"When it comes time to cleaning your carpets, how can you make sure no one walks all over you?"
In a Dateline NBC Hidden Camera Consumer Alert, a consumer by the name of Larry Gerdis simply wanted to get his carpets cleaned. He had his carpets cleaned every year, so when he received a coupon in the mail for "5 rooms for only $49.95", it seemed like a great deal. He expected to pay a little more for a staircase and a couple of extra rooms, but when the company arrived, he was shocked.
Instead of the price listed on the coupon, Larry was quoted a price over $300. The company told him it was necessary for him to add on a number of extra services if he really wanted his carpets cleaned. Larry politely explained that his carpets really weren't that dirty and was stern in insisting the company do the job for the advertised price.
The so called "cleaning job" Larry was left with was deplorable. "It was a terrible job", Larry said disappointingly, "the carpets didn't come clean. I was very disappointed in it".
The tactic used on Larry Gerdis and on unsuspecting consumers everywhere is called "bait-and-switch".
A bait-and-switch scam works like this: a carpet cleaning company advertises cleaning a roomful of carpet for an unbelievably low price. When they arrive, they inform you the price they quoted is only for certain areas like traffic lanes and includes little to no cleaning chemicals. So you agree to pay extra for chemicals and areas beyond their limit, and the final bill ends up costing you hundreds of dollars.
Bait-and-switch scams are especially targeted at the elderly, who are more likely to trust someone who "promises" to give them a good deal and be intimidated by high-pressure tactics.
So how can you protect yourself from a bait-and-switch scam?
The best protection against bait-and-switch is to be informed of the carpet cleaning process before the cleaner arrives at your home. Do a Google search or call a few cleaning companies and inquire about their process. If the company you've contacted cannot answer simple questions, move on to another cleaning company. Don't let price fool you when you choose a company. Remember, if it sounds too good to be true, it probably is.
What questions should you ask?
- Are you certified in carpet, rug or upholstery cleaning?

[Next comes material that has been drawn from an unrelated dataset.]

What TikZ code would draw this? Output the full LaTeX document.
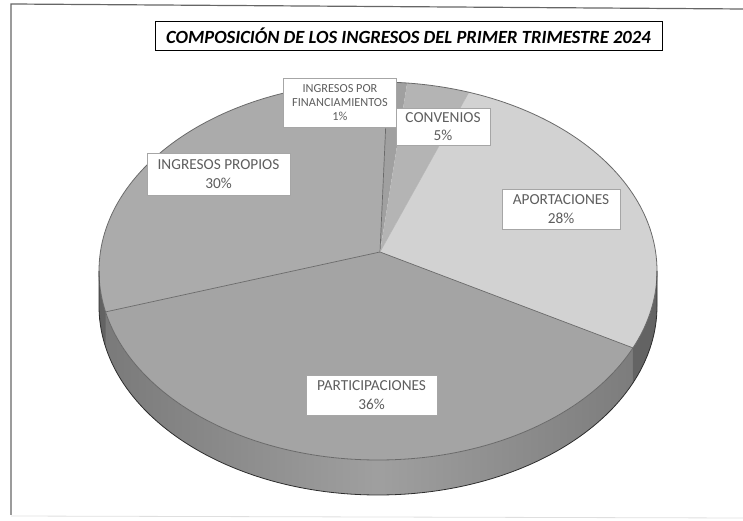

- How many years has your company been in business (the longer, the better)?
- Is your company a member of a professional cleaning trade association?
- What steps will be included in your cleaning process?
- What kind of chemicals will you use?
- How long will it take for the carpet to dry?
- When can I walk on the cleaned carpet?
- Do you have a business license?
- Do you carry insurance?
After your questions have been answered and you've chosen a company to clean your carpets, remember that you still have the final say in the matter. A bait-and-switch tactic could also be used by companies who advertise what seem to be more realistic prices, then send employees who are not professionally trained. A thorough cleaning should include the following processes, and if it doesn't, you're not receiving quality work:
- Pre-vacuuming with commercial equipment
- Normal general spot removal
- Pre-conditioning heavy traffic areas
- Extracting suspended soil
- Grooming the carpet pile
- Offering fabric protection
- Taking steps to ensure drying in a reasonable time
All professionally trained cleaning companies should adhere to the IICRC (Institution of Inspection, Cleaning and Restoration) Cleaning Standards and follow the steps listed above.
Another tip to make ensure your cleaner is trained: ask him what type of carpet you have and listen to his answer. If he can't identify your carpet as olefin, wool, nylon, etc., then he's not a certified carpet cleaner. Don't fall for this bait-and-switch either. These are people that you need to trust in your home.
Having a trustworthy, trained, certified technician clean your carpet or upholstery is important, not only for your safety and peace of mind, but also for maintaining and extending the life of your carpet.